Authorities across California focused Thursday on clearing roads and restoring power following heavy rain and winds that gusted to 101 miles per hour during the latest in a series of storms buffeting the state.
A disaster declaration from Gov. Gavin Newsom remained in effect as the state Office of Emergency Services expanded deployment teams up and down the state — mostly near hills scarred by recent wildfires — in case of dangerous debris flows.
The storms are bringing badly needed rain to a state experiencing historic drought conditions but also testing disaster response and the vast network of dams, levees and canals that provide water to the state and protect it from potentially catastrophic flooding.

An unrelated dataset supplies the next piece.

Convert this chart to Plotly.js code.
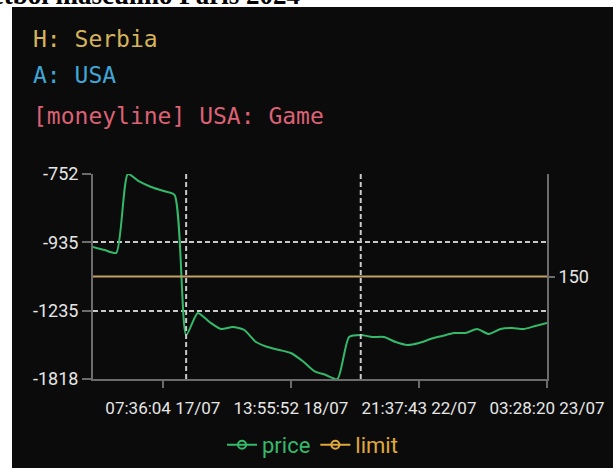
<!DOCTYPE html>
<html>
<head>
<meta charset="utf-8">
<script src="https://cdn.plot.ly/plotly-3.0.1.min.js"></script>
<style>
  html, body { margin:0; padding:0; width:613px; height:468px; overflow:hidden; background:#ffffff; }
  #title { position:absolute; right:313px; top:-18px; font:bold 27px "Liberation Serif", "DejaVu Serif", serif; line-height:27px; color:#000; white-space:nowrap; }
  #panel { position:absolute; left:12px; top:7px; width:601px; height:461px; background:#0b0b0b; }
  .hdr { position:absolute; left:33px; font:23px "DejaVu Sans Mono", "Liberation Mono", monospace; line-height:23px; white-space:nowrap; }
  #chart { position:absolute; left:12px; top:7px; width:601px; height:461px; }
</style>
</head>
<body>
<div id="title">Básquetbol masculino Paris 2024</div>
<div id="panel"></div>
<div id="chart"></div>
<div class="hdr" style="top:28px;color:#d6b35a;">H: Serbia</div>
<div class="hdr" style="top:64px;color:#3fa6d6;">A: USA</div>
<div class="hdr" style="top:105px;color:#dc6174;">[moneyline] USA: Game</div>
<script>
// moneyline price (American odds), one value per update
const priceOdds = [-950, -961, -971, -752, -769, -781, -790, -800, -1394, -1248,
                   -1304, -1351, -1337, -1358, -1448, -1489, -1514, -1541, -1617, -1723,
                   -1769, -1818, -1409, -1394, -1409, -1409, -1448, -1472, -1456, -1424,
                   -1401, -1379, -1379, -1351, -1387, -1351, -1344, -1351, -1330, -1311];
const limit = [150, 150, 150, 150, 150, 150, 150, 150, 150, 150,
               150, 150, 150, 150, 150, 150, 150, 150, 150, 150,
               150, 150, 150, 150, 150, 150, 150, 150, 150, 150,
               150, 150, 150, 150, 150, 150, 150, 150, 150, 150];
const yTickOdds = [-752, -935, -1235, -1818];
const xTickIdx = [6, 17, 28, 39];
const xTickLabels = ['07:36:04 17/07', '13:55:52 18/07', '21:37:43 22/07', '03:28:20 23/07'];
const markerIdx = [8, 23];
const limitTicks = [150];

// axis is linear in decimal odds
const toDec = o => o < 0 ? 1 + 100 / (-o) : 1 + o / 100;
const idx = priceOdds.map((_, i) => i);
const priceDec = priceOdds.map(toDec);

const fam = '"Roboto", "Liberation Sans", sans-serif';
const xFont = { family: fam, size: 17, color: '#e6e6e6' };
const yFont = { family: fam, size: 18, color: '#e6e6e6' };
const gridCol = '#c9c9c9';
const axisCol = '#6c6c6c';
const green = '#34b96b';
const orange = '#e0a83c';

const traces = [
  { x: idx, y: priceDec, type: 'scatter', mode: 'lines', showlegend: false,
    line: { color: green, width: 2, shape: 'spline', smoothing: 0.6 }, yaxis: 'y', cliponaxis: true },
  { x: idx, y: limit, type: 'scatter', mode: 'lines', showlegend: false,
    line: { color: '#c4a064', width: 2 }, yaxis: 'y2' },
  { x: [null], y: [null], type: 'scatter', mode: 'lines+markers',
    name: '<span style="color:' + green + '">price</span>',
    line: { color: green, width: 2 }, marker: { symbol: 'circle-open', size: 8, color: green, line: { width: 2 } } },
  { x: [null], y: [null], type: 'scatter', mode: 'lines+markers', yaxis: 'y2',
    name: '<span style="color:' + orange + '">limit</span>',
    line: { color: orange, width: 2 }, marker: { symbol: 'circle-open', size: 8, color: orange, line: { width: 2 } } }
];

const shapes = markerIdx.map(m => ({
  type: 'line', xref: 'x', yref: 'paper', x0: m, x1: m, y0: 0, y1: 1,
  line: { color: gridCol, width: 2, dash: '5px,3px' }, layer: 'above'
}));

const layout = {
  width: 601, height: 461,
  margin: { l: 81, r: 66, t: 167, b: 89, pad: 0 },
  paper_bgcolor: '#0b0b0b', plot_bgcolor: '#0b0b0b',
  showlegend: true,
  legend: { orientation: 'h', xref: 'container', yref: 'container', x: 0.5, xanchor: 'center', y: 0.05, yanchor: 'middle',
            font: { family: fam, size: 22, color: '#dddddd' },
            bgcolor: 'rgba(0,0,0,0)', itemwidth: 30 },
  xaxis: { range: [0, priceOdds.length - 1], tickmode: 'array', tickvals: xTickIdx, ticktext: xTickLabels,
           tickangle: 0, automargin: false, ticklabelstandoff: 6,
           showgrid: false, zeroline: false, showline: true, linecolor: axisCol, linewidth: 2,
           ticks: 'outside', ticklen: 7, tickwidth: 2, tickcolor: axisCol, tickfont: xFont,
           fixedrange: true },
  yaxis: { range: [toDec(Math.min(...priceOdds)), toDec(Math.max(...priceOdds))], automargin: false,
           tickmode: 'array', tickvals: yTickOdds.map(toDec), ticktext: yTickOdds.map(String),
           showgrid: true, gridcolor: gridCol, gridwidth: 2, griddash: '5px,3px',
           zeroline: false, showline: true, linecolor: axisCol, linewidth: 2,
           ticks: 'outside', ticklen: 9, tickwidth: 2, tickcolor: axisCol, tickfont: yFont,
           ticklabelstandoff: 0, fixedrange: true },
  yaxis2: { overlaying: 'y', side: 'right', range: [0, 300], tickmode: 'array', tickvals: limitTicks,
            automargin: false,
            showgrid: false, zeroline: false, showline: true, linecolor: axisCol, linewidth: 2,
            ticks: 'outside', ticklen: 6, tickwidth: 2, tickcolor: axisCol, tickfont: yFont,
            fixedrange: true },
  shapes: shapes
};

Plotly.newPlot('chart', traces, layout, { staticPlot: true, displayModeBar: false });
</script>
</body>
</html>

At least six deaths have been linked to the storm, including a 2-year-old boy who died Wednesday evening in Sonoma County after a tree fell on a mobile home, said Sonoma County Sheriff’s Department Sgt. Juan Valencia. A 19-year-old woman died in the San Francisco Bay-area city of Fairfield after crashing into a utility pole, according to police.
The bodies of at least two people were found in or near vehicles that were caught in floodwaters when a New Year’s Eve storm closed a major highway in an agricultural area south of Sacramento.
Winds gusted to 50 to 60 mph in the Central Valley, with the strongest gusts hitting Marin County north of San Francisco, said Cynthia Palmer, a National Weather Service meteorologist.
The winds downed trees and knocked out power across large swaths of Northern California, and about 142,000 homes remained without power on Thursday, according to tracking site poweroutage.us.
Twenty-four-hour rainfall averages ranged from under 1 inch to more than 4 inches across the state, with Northern California counties receiving the most precipitation. Rains picked up in Southern California as well, prompting flood warnings.
Heavy rains are expected to continue into next week as multiple systems meteorologists call atmospheric rivers arrive. As long as the rains keep steady, risks of debris flows are relatively low, said Scott Rowe, an NWS lead meteorologist in Sacramento. The risks come from heavy and fast rainfalls that tend to come with thunderstorms, Rowe said.
Steady rains, ideally with some drying breaks in between, also will help refill the state’s low reservoirs and could ultimately ease the state’s deep drought situation.
But so far, they’re coming more quickly than that, Palmer said.
“Our grounds are saturated, we're not getting much if any drying between storms,” Palmer said. “Any rain that falls is going to run off. We are expecting additional potential for flooding across the area.”